Ella se había estado preguntando si se le ocurriría pensarlo.

—Sí, esta tarde.

—¿Sabías que la prisa es mala para la salud? —mientras hablaba, le quitó la chaqueta y dejó que cayera al suelo.

—Algo he oído.

—Es muy cierto. Desde un punto de vista médico, es mucho mejor tomarse su tiempo. Mantener un ritmo constante, pero no rápido. Y, naturalmente, dar al cuerpo tiempo para relajarse a intervalos regulares. Sería muy poco saludable que recogiéramos las maletas ahora y nos fuéramos corriendo al aeropuerto —le desabrochó la falda.

—Seguramente tienes razón.

—Claro que la tengo —le susurró él al oído —. Y no conviene que nos pongamos enfermos durante la gira.

—Sería un desastre —convino ella—. De hecho, creo que es mucho mejor que nos tumbemos un ratito.

—Sí, sería lo mejor. Hay que cuidarse la salud.

—No podría estar más de acuerdo —le dijo ella mientras la camisa de Carlo iba a parar con su chaqueta y su falda.

Juliet se estaba riendo cuando cayeron sobre la cama. A Carlo le gustaba verla así. Libre, alegre, llena de entusiasmo. Igual que le gustaba cuando se mostraba más fría y enigmática. Podía disfrutar de ella de cien maneras distintas porque Juliet no era siempre la misma mujer. Y, sin embargo, lo era.

Suave, como en ese momento. Cálida allí donde la tocaba, lujuriosa donde probaba su sabor.

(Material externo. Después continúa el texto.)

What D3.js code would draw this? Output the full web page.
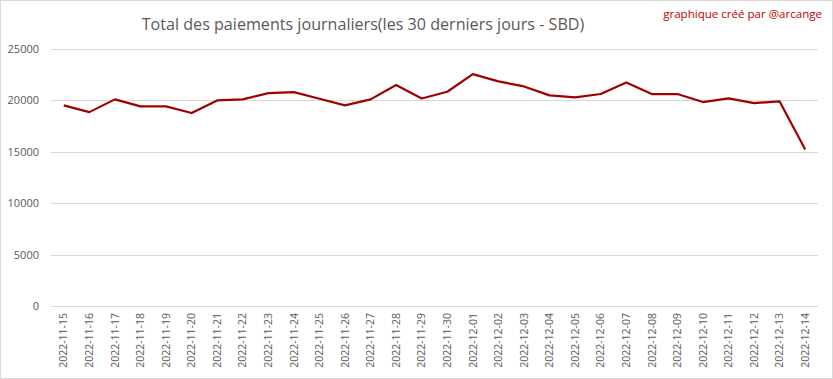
<!DOCTYPE html>
<html><head><meta charset="utf-8">
<script src="https://cdn.jsdelivr.net/npm/d3@7"></script>
<style>body{margin:0;background:#fff}svg{display:block}</style>
</head><body>
<svg id="c" width="833" height="379"></svg>
<script>
const categories = ["2022-11-15","2022-11-16","2022-11-17","2022-11-18","2022-11-19","2022-11-20","2022-11-21","2022-11-22","2022-11-23","2022-11-24","2022-11-25","2022-11-26","2022-11-27","2022-11-28","2022-11-29","2022-11-30","2022-12-01","2022-12-02","2022-12-03","2022-12-04","2022-12-05","2022-12-06","2022-12-07","2022-12-08","2022-12-09","2022-12-10","2022-12-11","2022-12-12","2022-12-13","2022-12-14"];
const values = [19510,18860,20100,19415,19415,18770,20000,20100,20710,20810,20160,19510,20100,21490,20190,20840,22560,21850,21360,20490,20290,20620,21750,20620,20620,19840,20190,19740,19900,15230];
const yTicks = [0,5000,10000,15000,20000,25000];
const title = "Total des paiements journaliers(les 30 derniers jours - SBD)";
const credit = "graphique créé par @arcange";

const svg = d3.select("#c");
svg.append("rect").attr("x",0.5).attr("y",0.5).attr("width",832).attr("height",378)
  .attr("fill","#fff").attr("stroke","#d9d9d9");

const L=51, R=818, T=49, B=306;
const x = d3.scaleBand().domain(categories).range([L,R]);
const y = d3.scaleLinear().domain([0,25000]).range([B,T]);

// grid
svg.append("g").selectAll("line").data(yTicks).join("line")
  .attr("x1",L).attr("x2",R)
  .attr("y1",d=>Math.round(y(d))+0.5).attr("y2",d=>Math.round(y(d))+0.5)
  .attr("stroke","#d9d9d9").attr("stroke-width",1);

// y axis labels
const ya = svg.append("g").attr("transform",`translate(${L-12},0)`)
  .call(d3.axisLeft(y).tickValues(yTicks).tickSize(0).tickPadding(0).tickFormat(d3.format("d")));
ya.select(".domain").remove();
ya.selectAll("text").attr("fill","#595959").style("font-family","'Open Sans',Calibri,sans-serif").style("font-size","11px");

// x axis labels
const xa = svg.append("g").attr("transform",`translate(0,${B})`)
  .call(d3.axisBottom(x).tickSize(0).tickPadding(0));
xa.select(".domain").remove();
xa.selectAll("text")
  .attr("fill","#595959").style("font-family","'Open Sans',Calibri,sans-serif").style("font-size","10.5px")
  .attr("text-anchor","end").attr("transform","rotate(-90)").attr("x",-7).attr("y",0).attr("dy","0.35em");

// line
const line = d3.line().x((d,i)=>x(categories[i])+x.bandwidth()/2).y(d=>y(d));
svg.append("path").datum(values).attr("d",line).attr("fill","none")
  .attr("stroke","#a00000").attr("stroke-width",2.2).attr("stroke-linejoin","round");

// title
const t = svg.append("text").attr("x",363).attr("y",30).attr("text-anchor","middle")
  .attr("fill","#595959").style("font-family","'Open Sans',Calibri,sans-serif").style("font-size","18px").text(title);
const tw = t.node().getComputedTextLength();
t.style("font-size",(18*443/tw).toFixed(2)+"px");

const c = svg.append("text").attr("x",822).attr("y",18).attr("text-anchor","end")
  .attr("fill","#c00000").style("font-family","'Open Sans',Calibri,sans-serif").style("font-size","12px").text(credit);
const cw = c.node().getComputedTextLength();
c.style("font-size",(12*159/cw).toFixed(2)+"px");
</script>
</body></html>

Podía ser sumisa un instante y agresiva al siguiente, y él nunca se cansaba de aquellos vaivenes. Hicieron el amor entre risas. Carlo sabía que aquello era precioso y raro. Aquel regocijo que yacía por debajo no apagó el fuego ni siquiera cuando la pasión se apoderó de ellos. Juliet le dio más en un momento de lo que Carlo había creído que encontraría jamás en una mujer.

Ella no sospechaba que pudiera ser así: alegre, ardiente, feliz, desesperada. Había tantas cosas que no sabía… Cada vez que Carlo la tocaba sentía algo nuevo, a pesar de que tenía la impresión de que lo único que conocía eran sus caricias. Carlo la hacía sentirse fresca y deseable, salvaje y suplicante a la vez. En el espacio de unos minutos, podía suscitar en ella una intensa sensación de alborozo y una frenética excitación. Cuanto más le daba él, más fácil le resultaba a ella entregarse. Aún no era consciente, igual que él, de que cada vez que hacían el amor su intimidad se hacía más profunda. Estaba cobrando una fuerza y un peso que una simple separación no podría romper. Tal vez, si lo hubieran sabido, habrían intentado impedirlo.

Pero, en lugar de hacerlo, pasaron la mañana amándose con el brío de la juventud y la hondura de lo ya conocido.